• Stated task: Identify the lines that contain the string "standalone", then copy each of them.

>>

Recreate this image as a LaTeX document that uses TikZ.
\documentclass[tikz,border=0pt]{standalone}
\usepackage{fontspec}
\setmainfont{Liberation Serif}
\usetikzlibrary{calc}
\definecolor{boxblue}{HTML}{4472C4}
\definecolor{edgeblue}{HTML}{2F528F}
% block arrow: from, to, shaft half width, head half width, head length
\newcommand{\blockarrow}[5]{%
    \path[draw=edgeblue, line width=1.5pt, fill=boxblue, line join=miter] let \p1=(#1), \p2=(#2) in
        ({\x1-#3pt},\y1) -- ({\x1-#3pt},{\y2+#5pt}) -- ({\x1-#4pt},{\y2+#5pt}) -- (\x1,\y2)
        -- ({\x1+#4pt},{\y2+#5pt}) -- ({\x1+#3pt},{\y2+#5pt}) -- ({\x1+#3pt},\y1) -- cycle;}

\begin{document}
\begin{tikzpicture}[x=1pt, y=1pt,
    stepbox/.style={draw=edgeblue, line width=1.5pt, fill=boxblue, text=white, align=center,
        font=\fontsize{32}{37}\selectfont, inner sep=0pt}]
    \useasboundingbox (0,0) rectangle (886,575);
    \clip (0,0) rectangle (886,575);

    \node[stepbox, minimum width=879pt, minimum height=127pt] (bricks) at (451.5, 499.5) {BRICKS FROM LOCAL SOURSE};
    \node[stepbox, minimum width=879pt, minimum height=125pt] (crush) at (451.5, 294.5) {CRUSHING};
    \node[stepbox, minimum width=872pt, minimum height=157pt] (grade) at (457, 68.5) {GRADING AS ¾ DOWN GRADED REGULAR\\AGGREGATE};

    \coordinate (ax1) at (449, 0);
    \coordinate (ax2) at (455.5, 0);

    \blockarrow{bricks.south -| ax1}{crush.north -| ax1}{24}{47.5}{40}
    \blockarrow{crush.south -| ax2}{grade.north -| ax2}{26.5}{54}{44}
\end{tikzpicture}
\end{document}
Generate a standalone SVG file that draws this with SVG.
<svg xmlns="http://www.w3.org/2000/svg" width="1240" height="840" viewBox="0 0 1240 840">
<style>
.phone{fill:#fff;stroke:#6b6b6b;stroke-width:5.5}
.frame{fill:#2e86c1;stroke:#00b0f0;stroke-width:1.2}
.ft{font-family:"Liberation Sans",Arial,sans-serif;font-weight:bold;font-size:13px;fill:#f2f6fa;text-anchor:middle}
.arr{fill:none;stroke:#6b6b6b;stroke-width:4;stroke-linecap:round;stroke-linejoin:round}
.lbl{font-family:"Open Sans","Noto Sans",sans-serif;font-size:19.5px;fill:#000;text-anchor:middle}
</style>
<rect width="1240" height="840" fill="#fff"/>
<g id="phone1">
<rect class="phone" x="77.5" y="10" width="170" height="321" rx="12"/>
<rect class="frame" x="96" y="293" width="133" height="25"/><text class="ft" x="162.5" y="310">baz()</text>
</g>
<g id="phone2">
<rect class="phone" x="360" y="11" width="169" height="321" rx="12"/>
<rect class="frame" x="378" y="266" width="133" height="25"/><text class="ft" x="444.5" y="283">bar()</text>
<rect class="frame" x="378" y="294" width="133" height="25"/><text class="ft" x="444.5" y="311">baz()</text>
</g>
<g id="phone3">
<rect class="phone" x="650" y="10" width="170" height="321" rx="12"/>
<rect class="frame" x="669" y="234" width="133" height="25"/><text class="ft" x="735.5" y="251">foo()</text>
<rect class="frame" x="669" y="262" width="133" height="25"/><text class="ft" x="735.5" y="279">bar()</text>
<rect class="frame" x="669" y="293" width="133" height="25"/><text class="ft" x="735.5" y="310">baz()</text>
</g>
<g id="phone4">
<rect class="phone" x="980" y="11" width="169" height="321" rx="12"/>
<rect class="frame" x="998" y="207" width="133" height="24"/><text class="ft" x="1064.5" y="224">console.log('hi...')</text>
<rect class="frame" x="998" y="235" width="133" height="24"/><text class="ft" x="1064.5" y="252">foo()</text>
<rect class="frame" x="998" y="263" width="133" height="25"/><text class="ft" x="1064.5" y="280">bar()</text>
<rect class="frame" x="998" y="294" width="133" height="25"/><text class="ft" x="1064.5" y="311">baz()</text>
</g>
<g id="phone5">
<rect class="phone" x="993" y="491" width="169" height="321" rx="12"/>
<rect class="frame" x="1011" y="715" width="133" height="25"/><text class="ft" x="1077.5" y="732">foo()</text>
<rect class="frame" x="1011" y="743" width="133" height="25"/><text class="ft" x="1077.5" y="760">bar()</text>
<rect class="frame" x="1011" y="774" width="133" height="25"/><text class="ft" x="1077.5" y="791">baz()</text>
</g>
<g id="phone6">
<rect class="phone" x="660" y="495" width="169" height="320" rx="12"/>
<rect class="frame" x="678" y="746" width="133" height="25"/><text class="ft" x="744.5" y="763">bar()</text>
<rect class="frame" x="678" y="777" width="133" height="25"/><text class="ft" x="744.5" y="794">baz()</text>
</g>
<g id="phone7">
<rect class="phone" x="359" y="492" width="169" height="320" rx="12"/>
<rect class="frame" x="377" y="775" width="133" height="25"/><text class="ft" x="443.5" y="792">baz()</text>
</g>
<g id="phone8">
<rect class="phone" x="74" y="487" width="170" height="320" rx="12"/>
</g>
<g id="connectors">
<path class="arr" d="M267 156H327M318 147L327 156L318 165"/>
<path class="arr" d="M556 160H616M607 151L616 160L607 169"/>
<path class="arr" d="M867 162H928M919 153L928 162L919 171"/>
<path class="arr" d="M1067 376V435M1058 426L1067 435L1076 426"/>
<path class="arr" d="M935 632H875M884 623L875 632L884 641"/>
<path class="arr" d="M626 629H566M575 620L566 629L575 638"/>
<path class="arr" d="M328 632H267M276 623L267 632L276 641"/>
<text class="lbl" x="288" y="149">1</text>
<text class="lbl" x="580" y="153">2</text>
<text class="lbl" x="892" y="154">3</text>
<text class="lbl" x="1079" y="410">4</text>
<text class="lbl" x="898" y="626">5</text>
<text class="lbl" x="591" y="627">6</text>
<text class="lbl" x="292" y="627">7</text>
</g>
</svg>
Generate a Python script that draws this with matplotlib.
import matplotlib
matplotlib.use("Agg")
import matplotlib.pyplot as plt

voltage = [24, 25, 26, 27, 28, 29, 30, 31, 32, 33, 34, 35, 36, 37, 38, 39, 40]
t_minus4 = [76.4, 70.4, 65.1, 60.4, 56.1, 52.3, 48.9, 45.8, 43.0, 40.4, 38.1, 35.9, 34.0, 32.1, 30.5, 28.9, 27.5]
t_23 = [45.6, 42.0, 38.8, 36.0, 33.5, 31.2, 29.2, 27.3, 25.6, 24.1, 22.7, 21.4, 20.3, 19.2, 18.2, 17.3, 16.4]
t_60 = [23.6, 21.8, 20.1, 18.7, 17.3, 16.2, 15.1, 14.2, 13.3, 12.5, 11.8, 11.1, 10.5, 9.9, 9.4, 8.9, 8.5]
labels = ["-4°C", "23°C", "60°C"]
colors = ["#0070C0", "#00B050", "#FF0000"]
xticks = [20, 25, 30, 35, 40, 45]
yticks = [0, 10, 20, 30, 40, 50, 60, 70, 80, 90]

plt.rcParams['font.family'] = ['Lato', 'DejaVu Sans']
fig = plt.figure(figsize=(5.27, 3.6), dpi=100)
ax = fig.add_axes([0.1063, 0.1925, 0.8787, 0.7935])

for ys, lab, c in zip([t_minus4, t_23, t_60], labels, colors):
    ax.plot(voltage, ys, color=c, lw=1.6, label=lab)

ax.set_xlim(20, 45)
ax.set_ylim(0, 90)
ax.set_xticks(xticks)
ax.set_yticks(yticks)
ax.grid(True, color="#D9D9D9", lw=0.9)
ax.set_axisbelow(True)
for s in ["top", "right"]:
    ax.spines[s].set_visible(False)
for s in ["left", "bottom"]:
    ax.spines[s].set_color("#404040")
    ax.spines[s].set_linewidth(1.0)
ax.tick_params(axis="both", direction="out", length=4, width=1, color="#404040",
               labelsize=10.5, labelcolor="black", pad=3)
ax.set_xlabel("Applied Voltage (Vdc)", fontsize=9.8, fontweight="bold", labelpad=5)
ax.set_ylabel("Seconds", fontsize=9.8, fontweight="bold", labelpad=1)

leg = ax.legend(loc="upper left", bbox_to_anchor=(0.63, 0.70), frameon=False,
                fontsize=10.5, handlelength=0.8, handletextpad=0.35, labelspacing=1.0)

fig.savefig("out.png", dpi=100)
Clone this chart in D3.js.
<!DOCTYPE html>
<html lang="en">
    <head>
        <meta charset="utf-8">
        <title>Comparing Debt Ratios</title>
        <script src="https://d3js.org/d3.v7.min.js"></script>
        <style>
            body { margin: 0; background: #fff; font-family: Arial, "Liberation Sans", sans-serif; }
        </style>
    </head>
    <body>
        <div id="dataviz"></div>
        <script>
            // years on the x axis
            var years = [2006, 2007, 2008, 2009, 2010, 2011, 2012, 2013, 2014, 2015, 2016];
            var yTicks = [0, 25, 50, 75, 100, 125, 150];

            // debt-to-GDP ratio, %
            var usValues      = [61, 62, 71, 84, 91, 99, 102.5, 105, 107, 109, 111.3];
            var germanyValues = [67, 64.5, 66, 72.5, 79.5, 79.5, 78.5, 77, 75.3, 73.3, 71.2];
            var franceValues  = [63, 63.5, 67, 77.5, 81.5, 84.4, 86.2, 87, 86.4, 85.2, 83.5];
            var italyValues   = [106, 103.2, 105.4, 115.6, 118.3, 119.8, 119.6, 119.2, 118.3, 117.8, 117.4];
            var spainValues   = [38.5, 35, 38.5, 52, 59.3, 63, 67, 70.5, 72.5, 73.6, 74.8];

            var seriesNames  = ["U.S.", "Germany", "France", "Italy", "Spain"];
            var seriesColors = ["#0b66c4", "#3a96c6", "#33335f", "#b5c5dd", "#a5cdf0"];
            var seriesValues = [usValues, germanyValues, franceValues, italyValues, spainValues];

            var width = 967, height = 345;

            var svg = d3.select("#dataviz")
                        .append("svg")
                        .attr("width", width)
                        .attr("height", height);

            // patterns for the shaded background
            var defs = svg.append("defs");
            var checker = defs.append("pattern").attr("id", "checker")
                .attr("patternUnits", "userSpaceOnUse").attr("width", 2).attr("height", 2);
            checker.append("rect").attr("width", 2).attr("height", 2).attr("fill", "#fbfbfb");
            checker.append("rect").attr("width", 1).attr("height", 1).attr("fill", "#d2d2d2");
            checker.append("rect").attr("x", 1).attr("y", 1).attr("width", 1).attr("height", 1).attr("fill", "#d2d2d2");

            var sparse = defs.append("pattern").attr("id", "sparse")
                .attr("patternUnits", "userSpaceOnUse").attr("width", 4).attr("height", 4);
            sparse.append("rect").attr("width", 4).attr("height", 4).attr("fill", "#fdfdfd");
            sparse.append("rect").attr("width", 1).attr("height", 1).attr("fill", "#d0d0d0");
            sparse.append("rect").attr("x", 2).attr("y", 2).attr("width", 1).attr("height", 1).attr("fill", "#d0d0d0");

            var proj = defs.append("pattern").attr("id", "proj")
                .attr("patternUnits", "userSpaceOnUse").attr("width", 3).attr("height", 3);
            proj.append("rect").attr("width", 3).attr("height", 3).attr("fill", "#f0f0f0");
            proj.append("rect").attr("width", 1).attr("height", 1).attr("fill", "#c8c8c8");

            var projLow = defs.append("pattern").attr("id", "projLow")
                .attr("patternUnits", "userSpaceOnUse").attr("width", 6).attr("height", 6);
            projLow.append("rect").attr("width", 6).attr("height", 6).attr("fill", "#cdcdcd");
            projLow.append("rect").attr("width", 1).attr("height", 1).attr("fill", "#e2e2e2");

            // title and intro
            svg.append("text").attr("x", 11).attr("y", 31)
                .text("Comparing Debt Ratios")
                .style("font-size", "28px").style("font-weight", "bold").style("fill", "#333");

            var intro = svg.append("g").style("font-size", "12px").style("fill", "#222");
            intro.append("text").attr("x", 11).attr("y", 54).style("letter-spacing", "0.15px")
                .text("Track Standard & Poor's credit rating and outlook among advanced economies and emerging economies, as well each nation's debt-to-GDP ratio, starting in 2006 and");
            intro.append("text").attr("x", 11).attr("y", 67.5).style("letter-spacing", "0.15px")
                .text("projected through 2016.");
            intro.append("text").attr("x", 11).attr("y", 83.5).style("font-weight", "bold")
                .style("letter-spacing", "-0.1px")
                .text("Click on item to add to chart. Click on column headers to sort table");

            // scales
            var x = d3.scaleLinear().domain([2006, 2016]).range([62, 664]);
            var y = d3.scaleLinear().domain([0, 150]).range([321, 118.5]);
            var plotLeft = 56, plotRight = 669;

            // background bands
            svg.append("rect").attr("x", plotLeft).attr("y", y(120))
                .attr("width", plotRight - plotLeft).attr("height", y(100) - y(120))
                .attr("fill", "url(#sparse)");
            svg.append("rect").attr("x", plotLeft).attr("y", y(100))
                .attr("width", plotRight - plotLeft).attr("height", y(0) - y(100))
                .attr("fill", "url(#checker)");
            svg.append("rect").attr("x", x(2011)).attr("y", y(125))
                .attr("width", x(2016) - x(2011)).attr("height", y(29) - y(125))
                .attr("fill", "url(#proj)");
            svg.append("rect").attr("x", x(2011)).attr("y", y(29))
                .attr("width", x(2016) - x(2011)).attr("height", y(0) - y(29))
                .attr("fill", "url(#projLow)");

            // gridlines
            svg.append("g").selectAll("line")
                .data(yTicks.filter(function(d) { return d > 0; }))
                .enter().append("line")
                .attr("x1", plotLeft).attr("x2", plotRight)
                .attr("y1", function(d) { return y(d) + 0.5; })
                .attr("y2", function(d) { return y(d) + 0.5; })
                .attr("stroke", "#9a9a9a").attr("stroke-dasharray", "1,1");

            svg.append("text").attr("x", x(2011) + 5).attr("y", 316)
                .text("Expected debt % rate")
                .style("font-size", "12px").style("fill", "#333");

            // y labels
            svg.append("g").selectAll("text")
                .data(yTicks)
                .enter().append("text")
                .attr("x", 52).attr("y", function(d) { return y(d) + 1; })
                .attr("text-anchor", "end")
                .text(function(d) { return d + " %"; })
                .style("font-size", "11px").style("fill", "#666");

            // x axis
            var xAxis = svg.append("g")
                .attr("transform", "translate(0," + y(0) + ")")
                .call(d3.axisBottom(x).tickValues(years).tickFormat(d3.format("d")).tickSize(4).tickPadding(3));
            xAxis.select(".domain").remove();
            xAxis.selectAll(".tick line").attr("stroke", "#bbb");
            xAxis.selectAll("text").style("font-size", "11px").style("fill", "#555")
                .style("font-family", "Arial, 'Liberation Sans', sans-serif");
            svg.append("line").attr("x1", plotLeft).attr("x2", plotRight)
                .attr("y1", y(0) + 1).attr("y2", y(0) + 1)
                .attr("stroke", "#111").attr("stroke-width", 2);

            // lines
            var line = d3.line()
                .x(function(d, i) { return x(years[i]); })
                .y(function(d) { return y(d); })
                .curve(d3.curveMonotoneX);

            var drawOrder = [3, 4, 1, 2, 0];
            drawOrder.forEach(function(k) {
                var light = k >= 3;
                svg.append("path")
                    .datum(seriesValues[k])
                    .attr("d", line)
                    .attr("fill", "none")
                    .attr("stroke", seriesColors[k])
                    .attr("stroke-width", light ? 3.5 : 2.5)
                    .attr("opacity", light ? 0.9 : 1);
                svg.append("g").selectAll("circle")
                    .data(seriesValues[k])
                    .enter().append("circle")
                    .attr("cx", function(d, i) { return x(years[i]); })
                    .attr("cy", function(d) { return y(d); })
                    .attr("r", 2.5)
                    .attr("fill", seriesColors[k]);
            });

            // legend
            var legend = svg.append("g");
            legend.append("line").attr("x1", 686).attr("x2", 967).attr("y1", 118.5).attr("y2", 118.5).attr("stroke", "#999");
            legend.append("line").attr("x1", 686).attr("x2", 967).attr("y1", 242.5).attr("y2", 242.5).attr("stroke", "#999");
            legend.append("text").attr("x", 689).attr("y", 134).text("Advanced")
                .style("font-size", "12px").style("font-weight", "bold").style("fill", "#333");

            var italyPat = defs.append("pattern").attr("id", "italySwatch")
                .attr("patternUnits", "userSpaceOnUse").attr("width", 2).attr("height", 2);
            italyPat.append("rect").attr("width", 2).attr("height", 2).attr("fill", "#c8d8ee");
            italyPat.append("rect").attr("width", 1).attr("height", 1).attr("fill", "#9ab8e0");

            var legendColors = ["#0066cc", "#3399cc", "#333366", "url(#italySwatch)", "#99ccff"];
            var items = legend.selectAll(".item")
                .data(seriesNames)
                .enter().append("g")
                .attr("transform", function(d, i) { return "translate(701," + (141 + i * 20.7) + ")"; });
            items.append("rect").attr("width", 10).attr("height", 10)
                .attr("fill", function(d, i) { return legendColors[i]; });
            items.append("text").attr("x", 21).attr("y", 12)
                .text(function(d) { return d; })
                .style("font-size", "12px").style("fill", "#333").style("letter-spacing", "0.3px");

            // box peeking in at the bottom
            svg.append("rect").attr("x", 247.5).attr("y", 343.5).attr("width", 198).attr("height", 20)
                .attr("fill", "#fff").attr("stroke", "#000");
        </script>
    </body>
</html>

<<

• Final result:
\documentclass[tikz,border=0pt]{standalone}
Generate a standalone SVG file that draws this with SVG.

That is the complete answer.